AIG snagged billions while its execs hung out by the pool

Insurance executives gone wild!

Last week, the U.S. Treasury announced it would double the taxpayer-funded bailout for troubled American insurer AIG. It has now committed an incredible US$152 billion—likely the largest-ever government rescue of a private firm. But that same week, instead of laying low and soberly reflecting on how their company got into such a mess, senior AIG executives were spotted frolicking poolside at a posh Phoenix resort by a local TV news crew.

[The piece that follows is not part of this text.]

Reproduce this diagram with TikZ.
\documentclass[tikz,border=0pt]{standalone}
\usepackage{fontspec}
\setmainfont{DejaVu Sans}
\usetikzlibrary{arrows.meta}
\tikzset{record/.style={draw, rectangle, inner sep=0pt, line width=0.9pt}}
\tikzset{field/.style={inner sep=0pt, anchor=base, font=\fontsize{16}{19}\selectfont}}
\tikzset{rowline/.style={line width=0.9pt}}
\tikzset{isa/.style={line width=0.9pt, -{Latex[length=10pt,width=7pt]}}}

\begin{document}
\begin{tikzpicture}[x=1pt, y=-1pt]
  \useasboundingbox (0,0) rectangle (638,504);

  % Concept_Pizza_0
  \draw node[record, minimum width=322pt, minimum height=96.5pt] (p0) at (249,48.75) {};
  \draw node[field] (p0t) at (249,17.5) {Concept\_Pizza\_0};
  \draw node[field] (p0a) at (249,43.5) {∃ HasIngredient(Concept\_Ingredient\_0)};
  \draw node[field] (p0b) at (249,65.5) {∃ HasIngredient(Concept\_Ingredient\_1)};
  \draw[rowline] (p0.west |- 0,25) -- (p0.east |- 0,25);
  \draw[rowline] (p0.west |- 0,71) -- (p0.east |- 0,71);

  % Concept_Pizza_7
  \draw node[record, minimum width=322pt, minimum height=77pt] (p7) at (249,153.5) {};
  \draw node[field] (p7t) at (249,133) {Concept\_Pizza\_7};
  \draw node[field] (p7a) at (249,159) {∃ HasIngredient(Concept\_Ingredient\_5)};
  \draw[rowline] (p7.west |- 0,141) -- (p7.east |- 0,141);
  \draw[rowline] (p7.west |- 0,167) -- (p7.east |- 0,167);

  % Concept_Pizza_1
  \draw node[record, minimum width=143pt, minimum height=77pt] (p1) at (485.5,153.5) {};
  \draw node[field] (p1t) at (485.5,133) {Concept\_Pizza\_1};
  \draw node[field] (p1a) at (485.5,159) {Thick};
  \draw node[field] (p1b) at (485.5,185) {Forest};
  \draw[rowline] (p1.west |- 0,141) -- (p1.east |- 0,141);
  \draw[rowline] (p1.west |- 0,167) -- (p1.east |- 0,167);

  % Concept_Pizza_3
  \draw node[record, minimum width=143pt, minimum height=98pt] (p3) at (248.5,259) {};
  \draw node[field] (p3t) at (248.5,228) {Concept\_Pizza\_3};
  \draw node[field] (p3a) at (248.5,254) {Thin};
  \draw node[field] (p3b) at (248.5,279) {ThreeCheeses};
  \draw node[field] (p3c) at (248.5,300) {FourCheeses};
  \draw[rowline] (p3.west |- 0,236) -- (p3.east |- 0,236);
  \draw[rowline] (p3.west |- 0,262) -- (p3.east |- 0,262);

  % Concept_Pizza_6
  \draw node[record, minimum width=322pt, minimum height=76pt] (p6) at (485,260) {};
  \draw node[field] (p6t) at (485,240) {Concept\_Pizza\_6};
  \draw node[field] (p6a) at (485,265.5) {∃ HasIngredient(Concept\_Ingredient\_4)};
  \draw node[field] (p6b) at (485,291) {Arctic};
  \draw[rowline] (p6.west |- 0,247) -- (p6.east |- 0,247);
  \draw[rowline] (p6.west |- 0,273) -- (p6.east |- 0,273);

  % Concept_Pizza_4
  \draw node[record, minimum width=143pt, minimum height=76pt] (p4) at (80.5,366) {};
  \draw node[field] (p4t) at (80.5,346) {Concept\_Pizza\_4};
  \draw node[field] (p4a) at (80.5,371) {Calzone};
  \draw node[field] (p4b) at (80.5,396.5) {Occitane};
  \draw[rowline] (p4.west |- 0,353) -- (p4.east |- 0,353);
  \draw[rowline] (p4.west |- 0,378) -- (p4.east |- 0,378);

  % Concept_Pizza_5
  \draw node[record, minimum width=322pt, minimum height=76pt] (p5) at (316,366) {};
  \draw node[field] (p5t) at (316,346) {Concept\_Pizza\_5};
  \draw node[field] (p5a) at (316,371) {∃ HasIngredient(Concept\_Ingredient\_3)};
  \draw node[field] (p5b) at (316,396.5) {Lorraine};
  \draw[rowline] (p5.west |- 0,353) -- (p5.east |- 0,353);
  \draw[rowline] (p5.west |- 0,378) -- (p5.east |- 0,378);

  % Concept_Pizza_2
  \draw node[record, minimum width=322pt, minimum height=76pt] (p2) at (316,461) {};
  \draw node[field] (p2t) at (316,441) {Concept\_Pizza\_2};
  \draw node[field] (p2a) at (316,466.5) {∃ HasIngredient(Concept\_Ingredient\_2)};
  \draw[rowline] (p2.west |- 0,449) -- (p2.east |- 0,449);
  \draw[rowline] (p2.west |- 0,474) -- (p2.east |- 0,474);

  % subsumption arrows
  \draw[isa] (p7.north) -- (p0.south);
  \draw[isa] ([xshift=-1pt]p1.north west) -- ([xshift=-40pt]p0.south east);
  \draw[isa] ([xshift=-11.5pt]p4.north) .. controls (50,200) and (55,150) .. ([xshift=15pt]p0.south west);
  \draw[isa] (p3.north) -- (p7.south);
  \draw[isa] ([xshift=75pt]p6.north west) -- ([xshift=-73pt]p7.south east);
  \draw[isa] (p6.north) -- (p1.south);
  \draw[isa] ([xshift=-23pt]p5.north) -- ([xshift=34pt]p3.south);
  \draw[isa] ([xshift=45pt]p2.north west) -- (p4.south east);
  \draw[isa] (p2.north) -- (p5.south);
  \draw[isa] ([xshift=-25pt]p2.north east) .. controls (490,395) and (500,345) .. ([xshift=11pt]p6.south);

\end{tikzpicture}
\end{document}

This isn’t the first time AIG executives have been caught fiddling while their company burns. In September, just days after the U.S. government rescued AIG with its initial $85-billion loan, the company sent its top brass on a $440,000 retreat to a tony California resort. And after another $37.8-billion, taxpayer-funded in-fusion, AIG paid for an $86,000 English hunt. The latest seminar reportedly cost $343,000. This time—presumably to avoid detection—staff at the Pointe Hilton Squaw Peak Resort were instructed to post no company signs. “We can’t even say the word [AIG],” one hotel employee said.

When the news broke, the company swiftly went on the defensive. “It is essential for AIG to conduct seminars of this kind to keep independent financial planners abreast of investment products and services,” wrote spokesperson Nicholas J. Ashooh in a press release, adding that the company has been reimbursed for over 90 per cent of the cost by event sponsors and attendees. Ashooh also notes that company employees were directed to cut back last month, and since then more than 160 events have been cancelled.

Still, Ramy Elitzur, professor of financial analysis at the University of Toronto, is critical of AIG’s “business as usual” approach. “The optics are horrible,” he says. “It will come back to haunt them.” Elitzur predicts that things will change with Barack Obama in the White House. “The new chief of staff, Rahm Emanuel, worked as an investment banker. This guy will take no prisoners,” he says. “When they come to the new administrators, they’re going to get a swift kick in the butt.”